**** Records
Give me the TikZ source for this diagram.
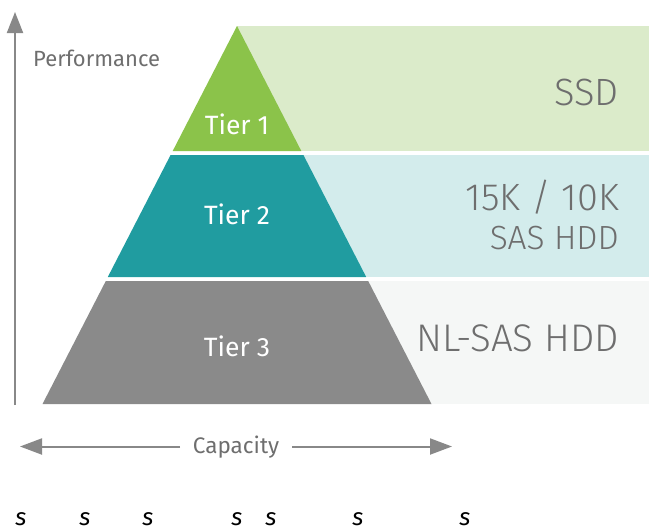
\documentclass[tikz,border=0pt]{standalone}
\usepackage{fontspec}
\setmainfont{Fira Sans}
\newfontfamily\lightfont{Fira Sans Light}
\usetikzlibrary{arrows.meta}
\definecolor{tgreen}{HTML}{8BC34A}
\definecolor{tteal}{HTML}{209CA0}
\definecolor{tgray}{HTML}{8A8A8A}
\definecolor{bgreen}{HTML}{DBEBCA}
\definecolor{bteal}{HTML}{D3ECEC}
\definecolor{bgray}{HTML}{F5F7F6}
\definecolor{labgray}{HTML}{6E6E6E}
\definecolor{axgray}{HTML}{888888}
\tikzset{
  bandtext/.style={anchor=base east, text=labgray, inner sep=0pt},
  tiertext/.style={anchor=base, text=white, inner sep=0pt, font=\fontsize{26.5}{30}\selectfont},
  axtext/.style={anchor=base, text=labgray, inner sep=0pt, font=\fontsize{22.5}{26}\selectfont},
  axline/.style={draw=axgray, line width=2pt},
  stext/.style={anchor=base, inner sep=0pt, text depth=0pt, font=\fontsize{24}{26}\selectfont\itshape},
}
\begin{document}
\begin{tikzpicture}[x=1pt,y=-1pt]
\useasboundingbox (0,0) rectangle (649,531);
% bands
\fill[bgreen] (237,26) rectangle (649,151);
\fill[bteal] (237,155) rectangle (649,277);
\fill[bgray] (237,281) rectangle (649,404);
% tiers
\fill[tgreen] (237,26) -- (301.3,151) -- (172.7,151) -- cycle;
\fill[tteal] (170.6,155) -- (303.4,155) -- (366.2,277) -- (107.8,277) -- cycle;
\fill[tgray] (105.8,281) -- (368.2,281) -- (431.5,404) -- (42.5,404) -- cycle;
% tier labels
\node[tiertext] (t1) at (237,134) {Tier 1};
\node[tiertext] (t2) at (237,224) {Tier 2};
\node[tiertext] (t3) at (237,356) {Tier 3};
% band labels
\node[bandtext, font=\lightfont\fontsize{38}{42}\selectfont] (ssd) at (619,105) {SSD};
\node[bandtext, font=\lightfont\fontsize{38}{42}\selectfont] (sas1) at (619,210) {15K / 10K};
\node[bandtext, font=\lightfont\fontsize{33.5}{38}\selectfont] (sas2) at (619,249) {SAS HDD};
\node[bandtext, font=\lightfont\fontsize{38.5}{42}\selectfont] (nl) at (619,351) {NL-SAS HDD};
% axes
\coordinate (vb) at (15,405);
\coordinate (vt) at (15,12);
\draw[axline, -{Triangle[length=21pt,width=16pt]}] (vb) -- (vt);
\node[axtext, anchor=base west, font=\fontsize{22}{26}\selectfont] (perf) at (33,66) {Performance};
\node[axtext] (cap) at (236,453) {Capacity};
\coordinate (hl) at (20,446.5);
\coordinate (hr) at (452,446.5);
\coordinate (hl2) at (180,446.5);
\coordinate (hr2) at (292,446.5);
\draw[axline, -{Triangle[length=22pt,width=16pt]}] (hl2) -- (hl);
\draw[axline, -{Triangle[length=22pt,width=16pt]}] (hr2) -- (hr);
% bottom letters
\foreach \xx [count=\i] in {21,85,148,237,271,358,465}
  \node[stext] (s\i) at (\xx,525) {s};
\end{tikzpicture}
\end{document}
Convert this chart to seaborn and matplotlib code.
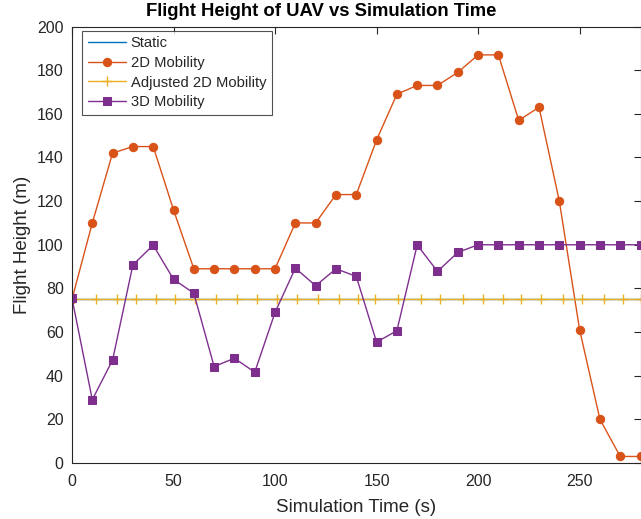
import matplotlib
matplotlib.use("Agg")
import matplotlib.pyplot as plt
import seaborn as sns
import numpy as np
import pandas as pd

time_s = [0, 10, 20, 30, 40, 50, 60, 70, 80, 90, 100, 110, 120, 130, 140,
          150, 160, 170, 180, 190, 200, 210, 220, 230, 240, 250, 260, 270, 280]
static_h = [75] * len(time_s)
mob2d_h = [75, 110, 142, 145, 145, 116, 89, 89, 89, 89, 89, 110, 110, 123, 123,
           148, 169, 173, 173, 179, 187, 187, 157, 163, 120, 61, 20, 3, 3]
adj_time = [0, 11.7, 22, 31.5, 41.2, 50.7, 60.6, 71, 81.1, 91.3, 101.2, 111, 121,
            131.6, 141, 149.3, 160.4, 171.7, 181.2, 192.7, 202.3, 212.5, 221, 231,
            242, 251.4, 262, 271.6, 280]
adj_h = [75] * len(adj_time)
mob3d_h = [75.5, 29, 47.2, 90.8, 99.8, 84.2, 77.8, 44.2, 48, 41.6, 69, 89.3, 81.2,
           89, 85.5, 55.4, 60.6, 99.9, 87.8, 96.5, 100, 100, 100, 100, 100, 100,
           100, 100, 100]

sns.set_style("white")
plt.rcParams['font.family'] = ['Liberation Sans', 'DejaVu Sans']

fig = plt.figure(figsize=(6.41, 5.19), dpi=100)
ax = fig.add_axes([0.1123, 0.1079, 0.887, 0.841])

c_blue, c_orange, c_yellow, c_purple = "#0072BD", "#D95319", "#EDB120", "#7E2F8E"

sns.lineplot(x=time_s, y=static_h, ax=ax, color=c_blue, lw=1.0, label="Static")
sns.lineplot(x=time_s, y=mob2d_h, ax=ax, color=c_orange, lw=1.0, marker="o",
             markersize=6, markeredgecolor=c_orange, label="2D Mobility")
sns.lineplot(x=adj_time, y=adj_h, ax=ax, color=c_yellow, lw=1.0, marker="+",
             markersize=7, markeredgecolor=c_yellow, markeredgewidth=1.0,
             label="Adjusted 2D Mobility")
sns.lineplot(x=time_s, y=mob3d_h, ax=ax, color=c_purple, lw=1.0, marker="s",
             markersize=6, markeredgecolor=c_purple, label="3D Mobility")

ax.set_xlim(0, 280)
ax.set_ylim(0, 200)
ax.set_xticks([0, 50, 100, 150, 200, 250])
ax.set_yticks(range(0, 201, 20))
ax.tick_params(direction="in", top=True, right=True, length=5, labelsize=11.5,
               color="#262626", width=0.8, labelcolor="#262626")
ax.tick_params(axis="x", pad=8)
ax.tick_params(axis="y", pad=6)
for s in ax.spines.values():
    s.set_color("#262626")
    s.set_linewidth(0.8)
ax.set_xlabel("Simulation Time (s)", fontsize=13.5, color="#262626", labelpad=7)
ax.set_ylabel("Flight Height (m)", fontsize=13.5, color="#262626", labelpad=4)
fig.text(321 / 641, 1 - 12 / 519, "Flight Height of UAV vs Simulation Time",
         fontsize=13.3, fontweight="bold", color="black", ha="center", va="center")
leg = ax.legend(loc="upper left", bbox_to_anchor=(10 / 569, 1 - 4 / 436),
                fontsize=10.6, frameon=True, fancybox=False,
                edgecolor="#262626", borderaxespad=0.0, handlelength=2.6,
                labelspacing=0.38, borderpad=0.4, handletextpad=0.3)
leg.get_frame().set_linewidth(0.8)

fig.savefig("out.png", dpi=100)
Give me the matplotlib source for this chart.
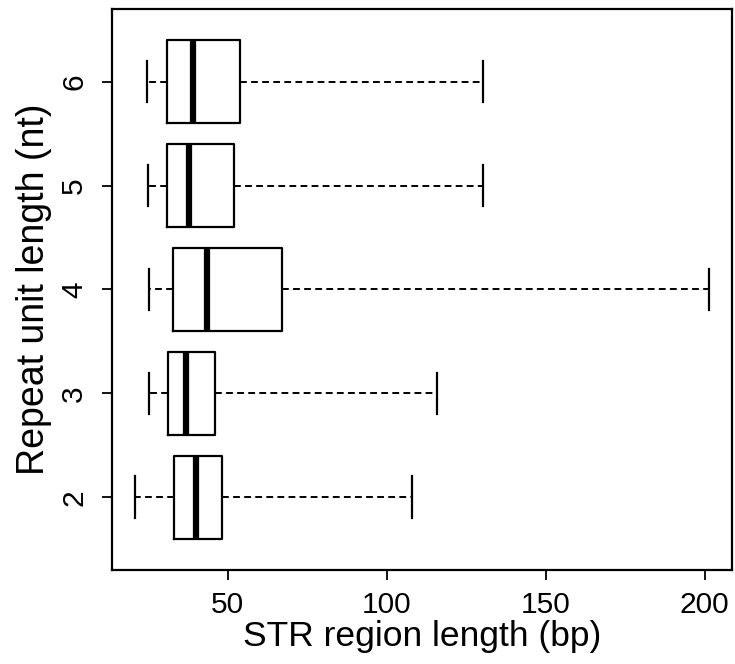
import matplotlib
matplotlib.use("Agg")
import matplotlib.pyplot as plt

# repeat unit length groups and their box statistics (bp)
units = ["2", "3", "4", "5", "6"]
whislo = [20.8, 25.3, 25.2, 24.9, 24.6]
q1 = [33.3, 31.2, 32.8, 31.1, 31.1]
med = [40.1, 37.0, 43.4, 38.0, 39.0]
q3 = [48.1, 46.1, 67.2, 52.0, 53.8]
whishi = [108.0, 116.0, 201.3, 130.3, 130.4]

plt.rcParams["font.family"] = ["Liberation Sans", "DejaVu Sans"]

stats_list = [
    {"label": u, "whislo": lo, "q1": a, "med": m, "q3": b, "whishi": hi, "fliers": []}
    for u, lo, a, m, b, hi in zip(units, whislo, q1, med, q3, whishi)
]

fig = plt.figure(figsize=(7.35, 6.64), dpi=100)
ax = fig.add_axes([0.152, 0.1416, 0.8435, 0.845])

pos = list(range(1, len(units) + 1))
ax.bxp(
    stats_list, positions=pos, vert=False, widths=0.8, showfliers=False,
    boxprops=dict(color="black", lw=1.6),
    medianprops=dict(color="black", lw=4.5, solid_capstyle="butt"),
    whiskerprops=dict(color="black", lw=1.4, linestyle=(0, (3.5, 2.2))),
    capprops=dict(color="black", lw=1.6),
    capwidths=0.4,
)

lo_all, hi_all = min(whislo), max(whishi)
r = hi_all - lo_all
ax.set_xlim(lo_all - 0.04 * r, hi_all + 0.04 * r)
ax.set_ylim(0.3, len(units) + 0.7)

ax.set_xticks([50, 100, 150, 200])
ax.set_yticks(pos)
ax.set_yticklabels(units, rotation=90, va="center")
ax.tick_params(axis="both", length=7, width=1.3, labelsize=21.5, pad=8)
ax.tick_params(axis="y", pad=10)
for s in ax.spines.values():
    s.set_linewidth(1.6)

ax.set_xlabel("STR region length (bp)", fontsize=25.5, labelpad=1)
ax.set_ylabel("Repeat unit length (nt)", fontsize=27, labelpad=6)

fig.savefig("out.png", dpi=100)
********
Objective
From the records above, quote word for word only the lines beginning at the line that has "Convert this chart" and stopping after the line that has "import pandas as pd". Omit the pictures.

Result of the exercise
Convert this chart to seaborn and matplotlib code.
import matplotlib
matplotlib.use("Agg")
import matplotlib.pyplot as plt
import seaborn as sns
import numpy as np
import pandas as pd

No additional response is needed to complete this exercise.